» Recorded data:
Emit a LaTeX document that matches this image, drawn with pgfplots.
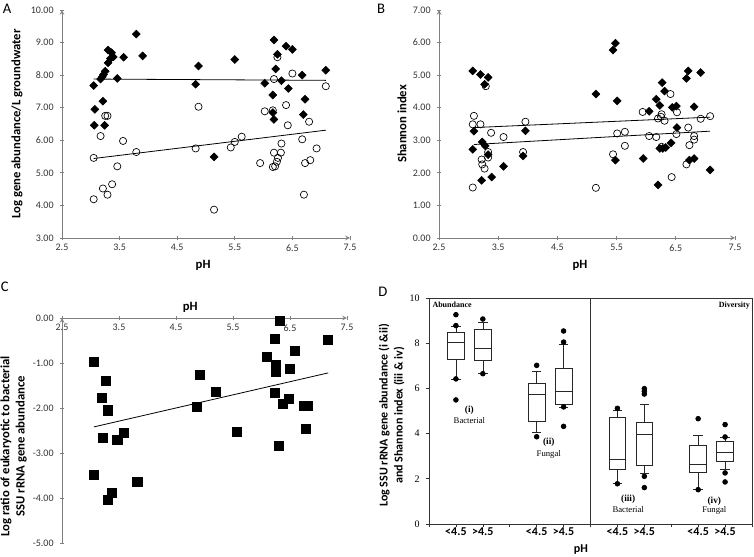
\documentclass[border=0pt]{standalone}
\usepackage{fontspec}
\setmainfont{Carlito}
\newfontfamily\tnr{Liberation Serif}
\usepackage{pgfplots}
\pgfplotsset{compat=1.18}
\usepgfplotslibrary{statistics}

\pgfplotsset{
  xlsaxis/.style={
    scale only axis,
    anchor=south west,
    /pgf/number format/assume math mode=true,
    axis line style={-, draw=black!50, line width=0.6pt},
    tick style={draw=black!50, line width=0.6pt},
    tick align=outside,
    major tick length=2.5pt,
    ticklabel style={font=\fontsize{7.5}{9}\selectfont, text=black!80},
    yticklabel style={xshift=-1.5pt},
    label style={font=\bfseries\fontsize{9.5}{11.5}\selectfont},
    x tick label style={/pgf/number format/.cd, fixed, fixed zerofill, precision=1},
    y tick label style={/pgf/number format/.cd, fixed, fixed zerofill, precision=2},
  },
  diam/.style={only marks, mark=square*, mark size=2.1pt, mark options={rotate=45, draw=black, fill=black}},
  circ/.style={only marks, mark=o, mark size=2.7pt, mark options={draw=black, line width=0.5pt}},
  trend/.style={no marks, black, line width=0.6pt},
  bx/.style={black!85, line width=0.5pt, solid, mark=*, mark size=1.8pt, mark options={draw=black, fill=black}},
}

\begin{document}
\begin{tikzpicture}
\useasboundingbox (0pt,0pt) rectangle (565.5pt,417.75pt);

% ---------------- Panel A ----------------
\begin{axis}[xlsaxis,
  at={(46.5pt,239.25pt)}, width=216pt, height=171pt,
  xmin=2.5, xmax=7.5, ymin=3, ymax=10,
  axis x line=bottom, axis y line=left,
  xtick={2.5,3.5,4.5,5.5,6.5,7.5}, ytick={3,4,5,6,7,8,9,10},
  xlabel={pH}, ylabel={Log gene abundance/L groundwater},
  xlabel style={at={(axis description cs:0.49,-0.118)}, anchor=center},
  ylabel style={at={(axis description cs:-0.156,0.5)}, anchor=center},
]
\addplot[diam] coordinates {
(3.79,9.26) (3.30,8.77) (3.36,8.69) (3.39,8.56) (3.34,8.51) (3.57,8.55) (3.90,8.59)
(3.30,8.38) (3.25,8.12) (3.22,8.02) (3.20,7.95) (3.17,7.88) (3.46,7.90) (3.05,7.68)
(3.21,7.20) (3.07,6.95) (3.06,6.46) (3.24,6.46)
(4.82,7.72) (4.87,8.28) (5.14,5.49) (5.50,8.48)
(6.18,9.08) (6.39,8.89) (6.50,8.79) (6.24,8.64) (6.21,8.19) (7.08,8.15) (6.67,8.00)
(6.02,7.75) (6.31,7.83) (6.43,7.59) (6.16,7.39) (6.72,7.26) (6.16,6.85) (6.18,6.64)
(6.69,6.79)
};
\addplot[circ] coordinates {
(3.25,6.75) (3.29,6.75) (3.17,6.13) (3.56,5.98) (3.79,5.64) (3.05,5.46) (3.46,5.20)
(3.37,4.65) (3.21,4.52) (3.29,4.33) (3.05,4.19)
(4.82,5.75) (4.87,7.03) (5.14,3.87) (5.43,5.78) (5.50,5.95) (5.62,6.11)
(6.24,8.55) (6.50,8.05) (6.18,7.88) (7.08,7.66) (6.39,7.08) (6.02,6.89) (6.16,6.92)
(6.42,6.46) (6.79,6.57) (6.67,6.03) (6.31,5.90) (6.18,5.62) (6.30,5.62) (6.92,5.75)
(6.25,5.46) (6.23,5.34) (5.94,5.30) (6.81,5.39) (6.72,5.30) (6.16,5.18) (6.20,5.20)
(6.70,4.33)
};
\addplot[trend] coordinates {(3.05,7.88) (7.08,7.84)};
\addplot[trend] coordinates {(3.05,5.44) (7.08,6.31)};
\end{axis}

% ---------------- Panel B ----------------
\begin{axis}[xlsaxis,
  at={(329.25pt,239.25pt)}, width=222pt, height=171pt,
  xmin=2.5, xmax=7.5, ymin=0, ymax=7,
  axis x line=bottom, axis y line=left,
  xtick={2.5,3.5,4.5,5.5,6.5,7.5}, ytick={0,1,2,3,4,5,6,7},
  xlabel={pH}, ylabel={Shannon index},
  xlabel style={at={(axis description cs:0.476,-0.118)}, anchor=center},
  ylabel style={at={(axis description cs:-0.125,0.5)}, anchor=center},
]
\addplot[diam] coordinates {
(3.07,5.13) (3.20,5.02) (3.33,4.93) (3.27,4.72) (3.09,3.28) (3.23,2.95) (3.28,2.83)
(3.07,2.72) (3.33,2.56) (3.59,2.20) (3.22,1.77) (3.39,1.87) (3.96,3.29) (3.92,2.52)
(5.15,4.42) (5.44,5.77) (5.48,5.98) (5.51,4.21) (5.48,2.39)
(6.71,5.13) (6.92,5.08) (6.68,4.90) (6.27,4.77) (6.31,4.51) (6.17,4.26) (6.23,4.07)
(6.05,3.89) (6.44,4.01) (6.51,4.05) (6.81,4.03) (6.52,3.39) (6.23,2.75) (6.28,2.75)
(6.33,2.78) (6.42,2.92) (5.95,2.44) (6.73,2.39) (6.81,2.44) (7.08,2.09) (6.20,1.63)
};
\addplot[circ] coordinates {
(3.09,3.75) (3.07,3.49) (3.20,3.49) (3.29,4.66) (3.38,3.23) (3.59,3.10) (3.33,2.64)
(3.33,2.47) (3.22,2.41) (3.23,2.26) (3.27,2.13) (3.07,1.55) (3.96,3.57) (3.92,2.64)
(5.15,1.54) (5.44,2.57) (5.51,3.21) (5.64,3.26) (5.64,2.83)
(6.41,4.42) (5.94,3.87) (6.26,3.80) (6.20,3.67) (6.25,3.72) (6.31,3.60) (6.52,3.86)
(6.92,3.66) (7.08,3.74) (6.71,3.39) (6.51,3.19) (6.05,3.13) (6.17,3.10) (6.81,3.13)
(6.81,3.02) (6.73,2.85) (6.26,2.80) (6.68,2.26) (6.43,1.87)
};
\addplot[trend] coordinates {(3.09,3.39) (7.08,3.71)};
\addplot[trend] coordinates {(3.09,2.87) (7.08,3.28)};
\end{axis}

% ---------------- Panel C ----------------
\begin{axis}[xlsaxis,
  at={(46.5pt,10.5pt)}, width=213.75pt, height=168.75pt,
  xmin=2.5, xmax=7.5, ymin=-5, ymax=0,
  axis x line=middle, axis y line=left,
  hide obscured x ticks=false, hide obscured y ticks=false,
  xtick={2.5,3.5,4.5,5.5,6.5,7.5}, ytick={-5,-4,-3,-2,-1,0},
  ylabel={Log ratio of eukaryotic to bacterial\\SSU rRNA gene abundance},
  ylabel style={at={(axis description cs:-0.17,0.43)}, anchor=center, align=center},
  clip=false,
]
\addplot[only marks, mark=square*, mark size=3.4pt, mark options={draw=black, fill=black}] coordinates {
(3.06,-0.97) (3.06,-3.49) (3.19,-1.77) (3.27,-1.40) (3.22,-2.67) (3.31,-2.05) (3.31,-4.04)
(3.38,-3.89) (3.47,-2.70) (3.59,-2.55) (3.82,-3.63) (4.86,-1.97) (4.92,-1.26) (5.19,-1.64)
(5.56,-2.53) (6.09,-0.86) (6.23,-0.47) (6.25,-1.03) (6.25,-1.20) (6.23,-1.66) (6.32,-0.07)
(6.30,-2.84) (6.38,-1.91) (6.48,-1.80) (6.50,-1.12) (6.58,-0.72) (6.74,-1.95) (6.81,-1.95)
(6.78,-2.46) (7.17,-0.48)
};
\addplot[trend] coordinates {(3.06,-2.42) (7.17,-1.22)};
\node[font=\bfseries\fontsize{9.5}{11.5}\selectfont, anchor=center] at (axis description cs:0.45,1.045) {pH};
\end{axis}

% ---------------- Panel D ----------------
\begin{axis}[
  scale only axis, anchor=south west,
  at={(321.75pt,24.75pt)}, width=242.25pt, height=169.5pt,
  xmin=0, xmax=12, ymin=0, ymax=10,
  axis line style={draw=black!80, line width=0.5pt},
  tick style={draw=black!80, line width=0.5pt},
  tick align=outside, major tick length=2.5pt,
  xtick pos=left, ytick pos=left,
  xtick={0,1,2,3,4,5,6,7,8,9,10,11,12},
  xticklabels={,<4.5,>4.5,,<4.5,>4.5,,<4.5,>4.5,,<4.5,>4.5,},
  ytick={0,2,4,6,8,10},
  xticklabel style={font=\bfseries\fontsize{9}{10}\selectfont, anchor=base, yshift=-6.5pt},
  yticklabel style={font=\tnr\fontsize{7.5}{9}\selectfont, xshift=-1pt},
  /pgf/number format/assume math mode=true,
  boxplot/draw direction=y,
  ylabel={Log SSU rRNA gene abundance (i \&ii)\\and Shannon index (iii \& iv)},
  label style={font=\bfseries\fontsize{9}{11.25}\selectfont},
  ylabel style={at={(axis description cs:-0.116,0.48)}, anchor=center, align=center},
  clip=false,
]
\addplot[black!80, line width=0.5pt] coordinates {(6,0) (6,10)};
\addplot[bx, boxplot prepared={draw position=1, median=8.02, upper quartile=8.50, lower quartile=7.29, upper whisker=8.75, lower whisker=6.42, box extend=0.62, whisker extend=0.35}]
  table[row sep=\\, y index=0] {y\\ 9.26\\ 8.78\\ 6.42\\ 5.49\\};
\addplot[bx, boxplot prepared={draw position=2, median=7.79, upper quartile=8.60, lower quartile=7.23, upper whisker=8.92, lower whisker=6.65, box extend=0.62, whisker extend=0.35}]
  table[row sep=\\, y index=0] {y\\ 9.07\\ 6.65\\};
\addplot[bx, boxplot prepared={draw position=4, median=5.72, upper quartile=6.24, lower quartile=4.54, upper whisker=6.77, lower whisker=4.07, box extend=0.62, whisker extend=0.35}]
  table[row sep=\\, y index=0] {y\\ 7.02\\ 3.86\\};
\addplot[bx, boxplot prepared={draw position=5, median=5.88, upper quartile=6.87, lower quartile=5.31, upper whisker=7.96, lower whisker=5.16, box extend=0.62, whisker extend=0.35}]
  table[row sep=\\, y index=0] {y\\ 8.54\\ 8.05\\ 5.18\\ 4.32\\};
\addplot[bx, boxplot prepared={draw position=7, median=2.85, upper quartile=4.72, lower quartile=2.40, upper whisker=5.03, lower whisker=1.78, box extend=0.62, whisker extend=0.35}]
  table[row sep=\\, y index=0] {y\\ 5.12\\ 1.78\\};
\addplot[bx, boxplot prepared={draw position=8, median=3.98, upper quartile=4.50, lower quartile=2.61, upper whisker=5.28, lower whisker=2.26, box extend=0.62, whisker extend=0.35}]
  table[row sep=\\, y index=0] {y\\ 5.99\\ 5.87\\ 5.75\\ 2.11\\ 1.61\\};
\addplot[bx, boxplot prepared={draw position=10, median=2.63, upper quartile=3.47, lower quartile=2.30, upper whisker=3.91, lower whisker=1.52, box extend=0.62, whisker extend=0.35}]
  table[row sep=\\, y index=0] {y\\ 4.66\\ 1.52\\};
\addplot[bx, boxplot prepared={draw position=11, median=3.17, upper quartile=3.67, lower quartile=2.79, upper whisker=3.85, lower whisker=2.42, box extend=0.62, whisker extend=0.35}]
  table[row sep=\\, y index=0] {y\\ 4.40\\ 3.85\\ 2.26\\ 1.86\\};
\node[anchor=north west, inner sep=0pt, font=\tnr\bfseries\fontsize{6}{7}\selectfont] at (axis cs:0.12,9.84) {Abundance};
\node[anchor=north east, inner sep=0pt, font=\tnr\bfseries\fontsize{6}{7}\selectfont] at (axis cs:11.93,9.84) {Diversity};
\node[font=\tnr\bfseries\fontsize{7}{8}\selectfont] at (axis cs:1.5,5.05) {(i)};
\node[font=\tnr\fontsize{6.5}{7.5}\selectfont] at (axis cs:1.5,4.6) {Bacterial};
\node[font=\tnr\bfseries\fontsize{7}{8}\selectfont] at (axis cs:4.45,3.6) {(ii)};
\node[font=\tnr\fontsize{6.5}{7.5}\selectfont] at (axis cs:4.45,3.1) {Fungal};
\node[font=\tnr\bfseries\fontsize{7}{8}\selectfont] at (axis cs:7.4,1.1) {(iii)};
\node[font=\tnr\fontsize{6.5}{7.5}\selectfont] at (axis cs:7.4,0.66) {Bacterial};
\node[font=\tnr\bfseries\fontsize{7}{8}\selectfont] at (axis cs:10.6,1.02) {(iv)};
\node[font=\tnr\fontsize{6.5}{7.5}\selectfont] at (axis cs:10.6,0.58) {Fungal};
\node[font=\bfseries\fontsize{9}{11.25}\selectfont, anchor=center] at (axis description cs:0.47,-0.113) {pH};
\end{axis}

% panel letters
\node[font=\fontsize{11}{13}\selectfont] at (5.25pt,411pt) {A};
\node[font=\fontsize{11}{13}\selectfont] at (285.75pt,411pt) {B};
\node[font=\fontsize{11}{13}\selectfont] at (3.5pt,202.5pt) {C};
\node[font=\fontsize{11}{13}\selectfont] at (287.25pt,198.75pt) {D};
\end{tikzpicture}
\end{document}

» What to do: Pictures excluded, repeat exactly the lines from the top of the material through the line with "(0pt,0pt) rectangle (565.5pt,417.75pt);", including both of those lines.

» Complete response:
Emit a LaTeX document that matches this image, drawn with pgfplots.
\documentclass[border=0pt]{standalone}
\usepackage{fontspec}
\setmainfont{Carlito}
\newfontfamily\tnr{Liberation Serif}
\usepackage{pgfplots}
\pgfplotsset{compat=1.18}
\usepgfplotslibrary{statistics}

\pgfplotsset{
  xlsaxis/.style={
    scale only axis,
    anchor=south west,
    /pgf/number format/assume math mode=true,
    axis line style={-, draw=black!50, line width=0.6pt},
    tick style={draw=black!50, line width=0.6pt},
    tick align=outside,
    major tick length=2.5pt,
    ticklabel style={font=\fontsize{7.5}{9}\selectfont, text=black!80},
    yticklabel style={xshift=-1.5pt},
    label style={font=\bfseries\fontsize{9.5}{11.5}\selectfont},
    x tick label style={/pgf/number format/.cd, fixed, fixed zerofill, precision=1},
    y tick label style={/pgf/number format/.cd, fixed, fixed zerofill, precision=2},
  },
  diam/.style={only marks, mark=square*, mark size=2.1pt, mark options={rotate=45, draw=black, fill=black}},
  circ/.style={only marks, mark=o, mark size=2.7pt, mark options={draw=black, line width=0.5pt}},
  trend/.style={no marks, black, line width=0.6pt},
  bx/.style={black!85, line width=0.5pt, solid, mark=*, mark size=1.8pt, mark options={draw=black, fill=black}},
}

\begin{document}
\begin{tikzpicture}
\useasboundingbox (0pt,0pt) rectangle (565.5pt,417.75pt);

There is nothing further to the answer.